*MATERIAL SUPPLIED*
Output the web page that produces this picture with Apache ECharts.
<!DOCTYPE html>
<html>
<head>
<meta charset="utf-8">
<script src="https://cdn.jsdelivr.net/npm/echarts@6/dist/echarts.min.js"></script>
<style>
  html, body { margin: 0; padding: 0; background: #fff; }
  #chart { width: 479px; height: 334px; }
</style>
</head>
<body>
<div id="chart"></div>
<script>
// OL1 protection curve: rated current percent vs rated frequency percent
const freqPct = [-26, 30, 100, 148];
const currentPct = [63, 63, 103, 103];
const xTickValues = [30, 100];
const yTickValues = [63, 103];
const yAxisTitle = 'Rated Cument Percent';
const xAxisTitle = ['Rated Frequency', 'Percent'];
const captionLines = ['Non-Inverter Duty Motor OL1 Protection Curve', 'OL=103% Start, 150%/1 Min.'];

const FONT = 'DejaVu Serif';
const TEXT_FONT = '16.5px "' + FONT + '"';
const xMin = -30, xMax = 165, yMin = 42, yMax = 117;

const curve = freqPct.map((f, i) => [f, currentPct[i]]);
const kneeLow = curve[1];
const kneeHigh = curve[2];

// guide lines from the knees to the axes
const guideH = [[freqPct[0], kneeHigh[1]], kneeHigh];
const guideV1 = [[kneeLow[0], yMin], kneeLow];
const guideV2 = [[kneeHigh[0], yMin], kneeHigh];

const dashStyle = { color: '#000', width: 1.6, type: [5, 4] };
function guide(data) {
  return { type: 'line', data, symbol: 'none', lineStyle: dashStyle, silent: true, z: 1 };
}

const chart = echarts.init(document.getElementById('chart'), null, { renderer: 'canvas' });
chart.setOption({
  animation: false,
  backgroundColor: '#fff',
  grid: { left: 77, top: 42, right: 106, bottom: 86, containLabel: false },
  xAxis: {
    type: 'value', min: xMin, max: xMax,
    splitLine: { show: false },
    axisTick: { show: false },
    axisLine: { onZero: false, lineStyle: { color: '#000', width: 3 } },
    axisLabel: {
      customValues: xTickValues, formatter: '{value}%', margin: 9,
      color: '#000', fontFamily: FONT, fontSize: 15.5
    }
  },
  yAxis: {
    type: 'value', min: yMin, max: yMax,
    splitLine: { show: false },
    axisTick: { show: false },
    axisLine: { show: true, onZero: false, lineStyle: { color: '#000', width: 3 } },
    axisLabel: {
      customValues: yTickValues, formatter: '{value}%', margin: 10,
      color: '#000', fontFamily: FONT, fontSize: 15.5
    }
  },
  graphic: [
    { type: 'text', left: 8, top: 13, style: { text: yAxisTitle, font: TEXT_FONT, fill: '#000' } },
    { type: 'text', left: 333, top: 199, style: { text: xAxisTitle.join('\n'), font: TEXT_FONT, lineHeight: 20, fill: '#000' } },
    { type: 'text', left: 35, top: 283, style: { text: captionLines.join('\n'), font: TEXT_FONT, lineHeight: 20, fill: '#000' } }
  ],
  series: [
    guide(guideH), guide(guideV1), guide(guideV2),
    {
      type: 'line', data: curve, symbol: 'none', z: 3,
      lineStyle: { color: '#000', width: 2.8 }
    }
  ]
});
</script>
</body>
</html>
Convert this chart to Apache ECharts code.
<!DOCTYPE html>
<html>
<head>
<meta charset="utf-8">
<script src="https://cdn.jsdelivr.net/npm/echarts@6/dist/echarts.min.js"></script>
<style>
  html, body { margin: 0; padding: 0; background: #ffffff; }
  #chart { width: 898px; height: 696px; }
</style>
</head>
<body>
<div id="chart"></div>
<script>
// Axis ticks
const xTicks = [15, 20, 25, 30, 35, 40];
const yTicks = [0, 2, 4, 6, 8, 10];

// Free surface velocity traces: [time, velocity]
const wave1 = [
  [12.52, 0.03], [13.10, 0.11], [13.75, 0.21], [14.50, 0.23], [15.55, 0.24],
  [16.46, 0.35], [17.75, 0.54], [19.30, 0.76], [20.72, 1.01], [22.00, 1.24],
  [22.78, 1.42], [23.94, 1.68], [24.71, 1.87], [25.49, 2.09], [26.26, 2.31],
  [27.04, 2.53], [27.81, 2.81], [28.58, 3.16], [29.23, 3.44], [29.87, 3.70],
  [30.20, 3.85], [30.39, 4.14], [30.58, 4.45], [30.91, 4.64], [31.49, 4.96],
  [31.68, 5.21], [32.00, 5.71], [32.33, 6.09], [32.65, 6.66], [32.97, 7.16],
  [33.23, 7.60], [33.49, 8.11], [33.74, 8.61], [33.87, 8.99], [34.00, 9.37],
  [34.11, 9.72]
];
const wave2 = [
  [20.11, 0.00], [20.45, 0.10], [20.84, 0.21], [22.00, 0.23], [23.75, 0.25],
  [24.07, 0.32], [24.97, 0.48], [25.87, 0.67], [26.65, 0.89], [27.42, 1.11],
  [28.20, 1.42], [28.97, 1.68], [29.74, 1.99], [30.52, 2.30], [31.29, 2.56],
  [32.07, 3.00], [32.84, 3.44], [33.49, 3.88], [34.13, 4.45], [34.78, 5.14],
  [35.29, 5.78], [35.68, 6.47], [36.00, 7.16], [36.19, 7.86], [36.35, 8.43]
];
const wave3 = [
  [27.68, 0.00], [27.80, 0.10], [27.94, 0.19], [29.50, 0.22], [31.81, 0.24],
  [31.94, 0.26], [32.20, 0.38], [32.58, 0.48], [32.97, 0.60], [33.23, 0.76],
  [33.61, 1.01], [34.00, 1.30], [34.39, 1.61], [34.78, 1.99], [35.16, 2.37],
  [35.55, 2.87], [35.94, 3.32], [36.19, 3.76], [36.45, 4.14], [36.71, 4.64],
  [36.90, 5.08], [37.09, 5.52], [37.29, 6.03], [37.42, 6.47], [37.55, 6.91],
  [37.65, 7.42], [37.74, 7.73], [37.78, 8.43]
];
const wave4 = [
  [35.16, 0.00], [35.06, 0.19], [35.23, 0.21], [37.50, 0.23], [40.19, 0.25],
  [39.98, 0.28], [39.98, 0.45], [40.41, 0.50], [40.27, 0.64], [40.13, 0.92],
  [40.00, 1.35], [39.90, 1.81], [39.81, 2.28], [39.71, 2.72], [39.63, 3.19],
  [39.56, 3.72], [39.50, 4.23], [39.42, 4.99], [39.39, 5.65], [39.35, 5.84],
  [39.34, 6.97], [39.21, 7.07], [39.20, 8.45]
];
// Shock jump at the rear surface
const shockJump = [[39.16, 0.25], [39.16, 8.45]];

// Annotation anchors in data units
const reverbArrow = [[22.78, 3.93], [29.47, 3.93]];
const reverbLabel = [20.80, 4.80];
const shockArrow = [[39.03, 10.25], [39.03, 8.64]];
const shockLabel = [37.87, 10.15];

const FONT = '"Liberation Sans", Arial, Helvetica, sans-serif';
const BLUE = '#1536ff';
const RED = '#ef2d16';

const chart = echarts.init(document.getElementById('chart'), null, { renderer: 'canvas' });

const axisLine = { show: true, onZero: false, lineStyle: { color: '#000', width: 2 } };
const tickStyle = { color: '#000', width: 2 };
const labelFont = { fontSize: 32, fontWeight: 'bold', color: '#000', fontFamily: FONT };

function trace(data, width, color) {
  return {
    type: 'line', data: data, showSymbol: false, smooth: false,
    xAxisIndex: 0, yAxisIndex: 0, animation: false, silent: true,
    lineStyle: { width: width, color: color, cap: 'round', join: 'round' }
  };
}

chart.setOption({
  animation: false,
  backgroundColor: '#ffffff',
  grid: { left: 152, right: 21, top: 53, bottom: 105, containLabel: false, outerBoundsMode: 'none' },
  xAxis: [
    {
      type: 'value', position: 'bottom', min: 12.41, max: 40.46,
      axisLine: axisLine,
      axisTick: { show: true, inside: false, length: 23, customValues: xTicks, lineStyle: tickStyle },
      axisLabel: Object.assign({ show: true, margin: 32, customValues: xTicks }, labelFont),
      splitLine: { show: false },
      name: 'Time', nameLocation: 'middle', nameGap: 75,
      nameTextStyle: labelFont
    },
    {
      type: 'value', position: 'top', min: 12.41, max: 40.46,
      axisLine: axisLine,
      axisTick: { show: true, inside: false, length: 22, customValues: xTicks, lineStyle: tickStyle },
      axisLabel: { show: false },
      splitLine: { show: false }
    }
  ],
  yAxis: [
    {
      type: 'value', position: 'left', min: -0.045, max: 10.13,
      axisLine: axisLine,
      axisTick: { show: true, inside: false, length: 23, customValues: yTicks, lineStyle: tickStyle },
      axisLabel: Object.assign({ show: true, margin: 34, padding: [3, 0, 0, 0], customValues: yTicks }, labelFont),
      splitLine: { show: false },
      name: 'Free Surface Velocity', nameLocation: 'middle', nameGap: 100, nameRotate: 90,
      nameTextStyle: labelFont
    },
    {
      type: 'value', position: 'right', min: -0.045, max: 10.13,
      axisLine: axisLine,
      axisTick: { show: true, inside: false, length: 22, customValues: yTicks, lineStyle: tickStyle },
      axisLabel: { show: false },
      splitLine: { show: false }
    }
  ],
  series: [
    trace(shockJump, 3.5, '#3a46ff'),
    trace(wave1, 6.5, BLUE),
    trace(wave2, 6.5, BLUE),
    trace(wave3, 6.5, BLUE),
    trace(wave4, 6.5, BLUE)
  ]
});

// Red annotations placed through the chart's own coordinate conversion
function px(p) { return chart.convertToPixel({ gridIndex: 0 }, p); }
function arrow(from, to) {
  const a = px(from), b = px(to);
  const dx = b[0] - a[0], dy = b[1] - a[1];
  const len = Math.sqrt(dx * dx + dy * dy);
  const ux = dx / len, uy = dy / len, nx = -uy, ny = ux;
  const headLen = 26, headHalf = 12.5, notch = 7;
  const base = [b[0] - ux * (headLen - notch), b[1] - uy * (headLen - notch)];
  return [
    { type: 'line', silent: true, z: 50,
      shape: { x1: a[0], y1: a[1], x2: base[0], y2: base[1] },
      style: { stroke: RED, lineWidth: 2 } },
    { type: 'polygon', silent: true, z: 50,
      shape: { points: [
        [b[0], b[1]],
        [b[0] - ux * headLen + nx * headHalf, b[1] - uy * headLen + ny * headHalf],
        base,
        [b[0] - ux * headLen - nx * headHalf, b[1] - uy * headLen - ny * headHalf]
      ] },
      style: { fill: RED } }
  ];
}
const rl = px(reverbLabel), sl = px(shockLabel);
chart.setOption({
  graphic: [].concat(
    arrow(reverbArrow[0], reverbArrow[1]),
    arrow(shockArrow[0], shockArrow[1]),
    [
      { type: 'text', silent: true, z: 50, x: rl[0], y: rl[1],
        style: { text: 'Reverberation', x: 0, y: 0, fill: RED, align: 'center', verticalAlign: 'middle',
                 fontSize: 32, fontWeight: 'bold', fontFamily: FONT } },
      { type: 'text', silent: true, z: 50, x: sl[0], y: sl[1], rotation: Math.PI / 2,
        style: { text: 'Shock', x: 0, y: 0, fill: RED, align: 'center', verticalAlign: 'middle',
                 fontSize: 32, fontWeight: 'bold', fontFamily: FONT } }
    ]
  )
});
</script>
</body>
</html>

*THE REQUEST*
Transcribe exactly, and only, the lines beginning at the line containing "Convert this chart to Apache ECharts code." and ending at the line containing "const yTicks = [0, 2, 4, 6, 8, 10];", both inclusive.

*CORRECT RESPONSE*
Convert this chart to Apache ECharts code.
<!DOCTYPE html>
<html>
<head>
<meta charset="utf-8">
<script src="https://cdn.jsdelivr.net/npm/echarts@6/dist/echarts.min.js"></script>
<style>
  html, body { margin: 0; padding: 0; background: #ffffff; }
  #chart { width: 898px; height: 696px; }
</style>
</head>
<body>
<div id="chart"></div>
<script>
// Axis ticks
const xTicks = [15, 20, 25, 30, 35, 40];
const yTicks = [0, 2, 4, 6, 8, 10];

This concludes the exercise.